A student team led by Profs. Marco Gruteser (ECE) and Richard Martin (CS), both members of WINLAB, and Prof. Yingying Chen of Stevens Institute of Technology received the best paper award at the 2011 ACM International Conference on Mobile Computing and Networking (MobiCom).
The paper "Detecting Driver Phone Use Leveraging Car Speakers", authored by Jie Yang, Simon Sidhom, Gayathri Chandrasekharan, Tam Vu, Nicolae Cecan, Hongbo Liu, Yingying Chen, Marco Gruteser, and Richard Martin addresses the problem of sensing when a smartphone is used by a driver, with particular emphasis on distinguishing between a driver and passenger.
This is a key milestone for enabling numerous driver safety and phone interface enhancements. The project developed a detection system that leverages the existing car stereo infrastructure, in particular, the car speakers and handsfree Bluetooth system.

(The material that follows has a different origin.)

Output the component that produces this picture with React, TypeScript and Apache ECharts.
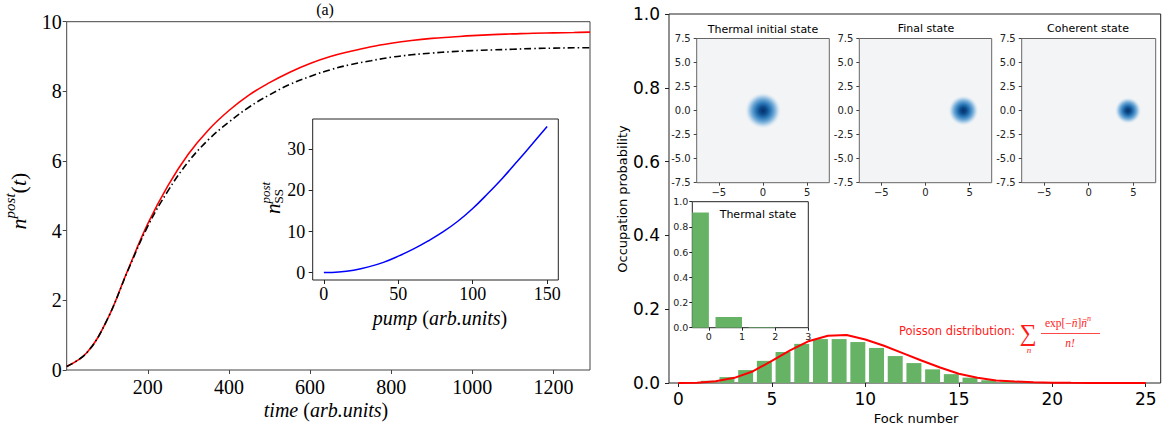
import React, { useEffect, useRef } from "react";
import * as echarts from "echarts";

const SERIF = "Liberation Serif";
const SANS = "DejaVu Sans";

// ---- Panel (a): n^post(t) ----
const timeT = [0, 50, 100, 150, 200, 250, 300, 350, 400, 450, 500, 550, 600, 650, 700, 750, 800, 850, 900, 950, 1000, 1050, 1100, 1150, 1200, 1250, 1290];
const nPostRed = [0.1, 0.5, 1.45, 2.85, 4.2, 5.3, 6.2, 6.9, 7.45, 7.9, 8.25, 8.55, 8.8, 9.0, 9.15, 9.28, 9.38, 9.46, 9.52, 9.56, 9.6, 9.63, 9.65, 9.67, 9.68, 9.69, 9.7];
const nPostBlack = [0.1, 0.5, 1.45, 2.83, 4.13, 5.15, 5.98, 6.62, 7.12, 7.55, 7.9, 8.2, 8.43, 8.62, 8.77, 8.88, 8.98, 9.05, 9.1, 9.14, 9.17, 9.19, 9.21, 9.23, 9.24, 9.25, 9.25];
const timeTicks = [200, 400, 600, 800, 1000, 1200];

// ---- Inset: n_SS^post vs pump ----
const pump = [0, 10, 20, 30, 40, 50, 60, 70, 80, 90, 100, 110, 120, 130, 140, 150];
const nSS = [0, 0.15, 0.6, 1.4, 2.5, 4.0, 5.7, 7.7, 9.9, 12.5, 15.6, 19.2, 23.0, 27.1, 31.3, 35.6];
const pumpTicks = [0, 50, 100, 150];
const nSSTicks = [0, 10, 20, 30];

// ---- Right panel: Fock distributions ----
const finalK = [2, 3, 4, 5, 6, 7, 8, 9, 10, 11, 12, 13, 14, 15, 16, 17, 18, 19, 20];
const finalP = [0.006, 0.016, 0.035, 0.06, 0.084, 0.106, 0.119, 0.119, 0.111, 0.095, 0.073, 0.054, 0.037, 0.024, 0.0145, 0.0075, 0.004, 0.002, 0.001];
const poissonN = [0, 1, 2, 3, 4, 5, 6, 7, 8, 9, 10, 11, 12, 13, 14, 15, 16, 17, 18, 19, 20, 21, 22, 23, 24, 25];
const poissonP = [0.0001, 0.001, 0.005, 0.014, 0.032, 0.06, 0.089, 0.114, 0.128, 0.13, 0.118, 0.101, 0.081, 0.061, 0.042, 0.025, 0.014, 0.007, 0.004, 0.002, 0.001, 0.0004, 0.0002, 0.0001, 0.00003, 0.00001];
const fockTicks = [0, 5, 10, 15, 20, 25];
const thermalK = [0, 1, 2, 3];
const thermalP = [0.915, 0.085, 0.005, 0.0005];
const thermalTicks = [0, 1, 2, 3];

// ---- Wigner panels ----
const wignerTitles = ["Thermal initial state", "Final state", "Coherent state"];
const wignerX = [0, 4.3, 4.4];
const wignerY = [0, 0, 0];
const wignerTicks = [-5, 0, 5];

// ---- text helpers ----
let ctx: CanvasRenderingContext2D | null = null;
function tw(text: string, size: number, family: string, italic: boolean) {
  if (!ctx && typeof document !== "undefined") ctx = document.createElement("canvas").getContext("2d");
  if (!ctx) return text.length * size * 0.5;
  ctx.font = `${italic ? "italic " : ""}${size}px "${family}"`;
  return ctx.measureText(text).width;
}
type Part = { t: string; size: number; italic?: boolean; family?: string; dy?: number; advance?: boolean };
function seq(parts: Part[], cx: number, cy: number, rotation = 0, fill = "#000") {
  const widths = parts.map((p) => tw(p.t, p.size, p.family || SERIF, !!p.italic));
  let total = 0;
  parts.forEach((p, i) => {
    if (p.advance !== false) total += widths[i];
  });
  let x = -total / 2;
  const children = parts.map((p, i) => {
    const el = {
      type: "text",
      x,
      y: p.dy || 0,
      style: {
        text: p.t,
        fontSize: p.size,
        fontFamily: p.family || SERIF,
        fontStyle: p.italic ? "italic" : "normal",
        fill,
        align: "left",
        verticalAlign: "middle",
        textAlign: "left",
        textVerticalAlign: "middle",
      },
    };
    if (p.advance !== false) x += widths[i];
    return el;
  });
  return { type: "group", x: cx, y: cy, rotation, children, z: 100 };
}
function txt(text: string, x: number, y: number, size: number, family: string, opts: any = {}) {
  return {
    type: "text",
    x,
    y,
    z: 100,
    rotation: opts.rotation || 0,
    style: {
      text,
      fontSize: size,
      fontFamily: family,
      fontStyle: opts.italic ? "italic" : "normal",
      fill: opts.fill || "#000",
      align: opts.align || "center",
      verticalAlign: "middle",
      textAlign: opts.align || "center",
      textVerticalAlign: "middle",
    },
  };
}

const makeBarRender = (fill: string) => (params: any, api: any) => {
  const k = api.value(0);
  const p = api.value(1);
  const a = api.coord([k - 0.8, p]);
  const b = api.coord([k, 0]);
  const cs = params.coordSys;
  const rect = echarts.graphic.clipRectByRect(
    { x: a[0], y: a[1], width: b[0] - a[0], height: b[1] - a[1] },
    { x: cs.x, y: cs.y, width: cs.width, height: cs.height }
  );
  if (!rect) return { type: "group", children: [] };
  return { type: "rect", shape: rect, style: { fill } };
};

const minusFmt = (v: number) => (v < 0 ? "\u2212" + Math.abs(v) : String(v));
const plainFmt = (v: number) => String(v);

export default function App() {
  const ref = useRef<HTMLDivElement>(null);
  useEffect(() => {
    if (!ref.current) return;
    const chart = echarts.init(ref.current, null, { renderer: "svg" });

    const wGrids = [
      { left: 696.7, top: 38.5, width: 132.6, height: 144.2 },
      { left: 859.3, top: 38.5, width: 132.4, height: 144.2 },
      { left: 1021.7, top: 38.5, width: 134, height: 144.2 },
    ];
    const grids: any[] = [
      { left: 66.7, top: 21.7, width: 523.3, height: 348.3, show: true, borderColor: "#444", borderWidth: 1, backgroundColor: "transparent" },
      { left: 312.7, top: 119, width: 245.6, height: 161, show: true, borderColor: "#222", borderWidth: 1, backgroundColor: "#fff", z: 5 },
      { left: 669, top: 14, width: 491.7, height: 369, show: true, borderColor: "#222", borderWidth: 1, backgroundColor: "transparent" },
      ...wGrids.map((g) => ({ ...g, show: true, borderColor: "#666", borderWidth: 1, backgroundColor: "#f3f4f5", z: 5 })),
      { left: 692.3, top: 201.7, width: 116, height: 126, show: true, borderColor: "#222", borderWidth: 1, backgroundColor: "#fff", z: 5 },
    ].map((g) => ({ ...g, containLabel: false, outerBoundsMode: "none" }));

    const ax = (o: any) => ({
      type: "value",
      axisLine: { show: false, onZero: false },
      splitLine: { show: false },
      ...o,
    });

    const xAxes: any[] = [
      ax({
        gridIndex: 0, min: 0, max: 1290,
        axisTick: { show: true, length: 4, customValues: timeTicks, lineStyle: { color: "#444" } },
        axisLabel: { customValues: timeTicks, margin: 7, fontFamily: SERIF, fontSize: 20, color: "#000", formatter: plainFmt },
      }),
      ax({
        gridIndex: 1, min: -7.5, max: 157.5, z: 6,
        axisTick: { show: true, length: 4, customValues: pumpTicks, lineStyle: { color: "#222" } },
        axisLabel: { customValues: pumpTicks, margin: 4.5, fontFamily: SERIF, fontSize: 18, color: "#000", formatter: plainFmt },
      }),
      ax({
        gridIndex: 2, min: -0.5, max: 25.8,
        axisTick: { show: true, length: 4, customValues: fockTicks, lineStyle: { color: "#222" } },
        axisLabel: { customValues: fockTicks, margin: 7.5, fontFamily: SANS, fontSize: 17, color: "#000", formatter: plainFmt },
      }),
      ...[3, 4, 5].map((gi) =>
        ax({
          gridIndex: gi, min: -7.5, max: 7.5, z: 6,
          axisTick: { show: true, length: 3, customValues: wignerTicks, lineStyle: { color: "#444" } },
          axisLabel: { customValues: wignerTicks, margin: 5, fontFamily: SANS, fontSize: 10, color: "#222", formatter: minusFmt },
        })
      ),
      ax({
        gridIndex: 6, min: -0.5, max: 3, z: 6,
        axisTick: { show: true, length: 3, customValues: thermalTicks, lineStyle: { color: "#222" } },
        axisLabel: { customValues: thermalTicks, margin: 3.3, fontFamily: SANS, fontSize: 9.5, color: "#222", formatter: plainFmt },
      }),
    ];
    const yAxes: any[] = [
      ax({
        gridIndex: 0, min: 0, max: 10, interval: 2,
        axisTick: { show: true, length: 4, lineStyle: { color: "#444" } },
        axisLabel: { margin: 5, fontFamily: SERIF, fontSize: 20, color: "#000", formatter: plainFmt },
      }),
      ax({
        gridIndex: 1, min: -1.8, max: 37.4, z: 6,
        axisTick: { show: true, length: 4, customValues: nSSTicks, lineStyle: { color: "#222" } },
        axisLabel: { customValues: nSSTicks, margin: 7.5, fontFamily: SERIF, fontSize: 18, color: "#000", formatter: plainFmt },
      }),
      ax({
        gridIndex: 2, min: 0, max: 1, interval: 0.2,
        axisTick: { show: true, length: 4, lineStyle: { color: "#222" } },
        axisLabel: { margin: 9, fontFamily: SANS, fontSize: 17, color: "#000", formatter: (v: number) => v.toFixed(1) },
      }),
      ...[3, 4, 5].map((gi) =>
        ax({
          gridIndex: gi, min: -7.5, max: 7.5, interval: 2.5, z: 6,
          axisTick: { show: true, length: 3, lineStyle: { color: "#444" } },
          axisLabel: { margin: 6, fontFamily: SANS, fontSize: 10, color: "#222", formatter: (v: number) => v.toFixed(1) },
        })
      ),
      ax({
        gridIndex: 6, min: 0, max: 1, interval: 0.2, z: 6,
        axisTick: { show: true, length: 3, lineStyle: { color: "#222" } },
        axisLabel: { margin: 4, fontFamily: SANS, fontSize: 9.5, color: "#222", formatter: (v: number) => v.toFixed(1) },
      }),
    ];

    const blobColor = {
      type: "radial", x: 0.5, y: 0.5, r: 0.5,
      colorStops: [
        { offset: 0, color: "#08306b" },
        { offset: 0.2, color: "#0d4a8a" },
        { offset: 0.4, color: "#2b78b8" },
        { offset: 0.6, color: "#6ba6d4" },
        { offset: 0.8, color: "#c4dcef" },
        { offset: 1, color: "rgba(243,244,245,0)" },
      ],
    };
    const blobSizes = [37, 31, 27];

    const series: any[] = [
      {
        type: "line", xAxisIndex: 0, yAxisIndex: 0, showSymbol: false, smooth: 0.4,
        data: timeT.map((t, i) => [t, nPostRed[i]]),
        lineStyle: { color: "#ff0000", width: 1.6 }, z: 3,
      },
      {
        type: "line", xAxisIndex: 0, yAxisIndex: 0, showSymbol: false, smooth: 0.4,
        data: timeT.map((t, i) => [t, nPostBlack[i]]),
        lineStyle: { color: "#000", width: 1.6, type: [7, 3, 1.5, 3] }, z: 3,
      },
      {
        type: "line", xAxisIndex: 1, yAxisIndex: 1, showSymbol: false, smooth: 0.4,
        data: pump.map((p, i) => [p, nSS[i]]),
        lineStyle: { color: "#0000ff", width: 1.5 }, z: 10,
      },
      {
        type: "custom", xAxisIndex: 2, yAxisIndex: 2,
        data: finalK.map((k, i) => [k, finalP[i]]),
        encode: { x: 0, y: 1 },
        renderItem: makeBarRender("#66b366"), z: 2,
      },
      {
        type: "line", xAxisIndex: 2, yAxisIndex: 2, showSymbol: false,
        data: poissonN.map((n, i) => [n, poissonP[i]]),
        lineStyle: { color: "#ff0000", width: 2 }, z: 4,
      },
      ...wignerX.map((x, i) => ({
        type: "scatter", xAxisIndex: 3 + i, yAxisIndex: 3 + i,
        data: [[x, wignerY[i]]],
        symbol: "circle", symbolSize: blobSizes[i],
        itemStyle: { color: blobColor, opacity: 1 }, z: 10,
      })),
      {
        type: "custom", xAxisIndex: 6, yAxisIndex: 6,
        data: thermalK.map((k, i) => [k, thermalP[i]]),
        encode: { x: 0, y: 1 },
        renderItem: makeBarRender("#66b366"), z: 10,
      },
    ];

    const red = "#ff1a1a";
    const graphic: any[] = [
      txt("(a)", 325, 9, 16, SERIF),
      seq(
        [
          { t: "n", size: 22, italic: true },
          { t: "post", size: 15, italic: true, dy: -8 },
          { t: "(", size: 22 },
          { t: "t", size: 22, italic: true },
          { t: ")", size: 22 },
        ],
        18, 201, Math.PI / 2
      ),
      seq(
        [
          { t: "time", size: 20, italic: true },
          { t: " (", size: 20 },
          { t: "arb.units", size: 20, italic: true },
          { t: ")", size: 20 },
        ],
        326, 410
      ),
      seq(
        [
          { t: "pump", size: 20, italic: true },
          { t: " (", size: 20 },
          { t: "arb.units", size: 20, italic: true },
          { t: ")", size: 20 },
        ],
        440, 318
      ),
      seq(
        [
          { t: "n", size: 21, italic: true },
          { t: "SS", size: 13, dy: 5, advance: false },
          { t: "post", size: 13, italic: true, dy: -8 },
        ],
        273, 198, Math.PI / 2
      ),
      txt("Occupation probability", 622, 199, 13, SANS, { rotation: Math.PI / 2 }),
      txt("Fock number", 916, 418, 13, SANS),
      txt(wignerTitles[0], 763, 29, 11, SANS),
      txt(wignerTitles[1], 926, 28, 11, SANS),
      txt(wignerTitles[2], 1088, 28, 11, SANS),
      txt("Thermal state", 758, 214, 11, SANS),
      txt("Poisson distribution:", 899, 331, 11.5, SANS, { align: "left", fill: red }),
      txt("\u2211", 1028, 333, 24, SERIF, { fill: red }),
      txt("n", 1029, 350, 9, SERIF, { italic: true, fill: red }),
      seq(
        [
          { t: "exp[\u2212", size: 11.5 },
          { t: "n\u0304", size: 11.5, italic: true },
          { t: "]", size: 11.5 },
          { t: "n\u0304", size: 11.5, italic: true },
          { t: "n", size: 8, italic: true, dy: -5 },
        ],
        1068, 323, 0, red
      ),
      { type: "line", z: 100, shape: { x1: 1041, y1: 333.5, x2: 1100, y2: 333.5 }, style: { stroke: red, lineWidth: 0.8 } },
      txt("n!", 1070, 343, 11.5, SERIF, { italic: true, fill: red }),
    ];

    chart.setOption({
      animation: false,
      backgroundColor: "#fff",
      grid: grids,
      xAxis: xAxes,
      yAxis: yAxes,
      series,
      graphic: { elements: graphic },
    });
    return () => chart.dispose();
  }, []);
  return <div ref={ref} style={{ position: "absolute", left: 0, top: 0, width: 1165, height: 432 }} />;
}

It uses an acoustic ranging approach wherein the phone send a series of customized high frequency beeps via the car stereo. The beeps are spaced in time across the left, right, and if available, front and rear speakers. After sampling the beeps, it times their arrival via a sequential change-point detection scheme, and then uses a differential ranging approach to estimate the phone's distance from the car's center. From these differences a passenger or driver classification can be made. Experiments with two different phones and two different cars showed that our customized beeps were imperceptible to most users, robust to background noise, and achieved a classification accuracy of 90-95 percent depending on the degree of calibration.
The project also received considerable attention from the popular press. It featured into news stories on National Public Radio and was the basis of a joke in Jay Leno's Tonight Show monologue. It also was covered extensively in the MIT Technology Review, the online blog section of the Wall Street Journal, an Inside Science TV segment, CNET news, and numerous other online news services.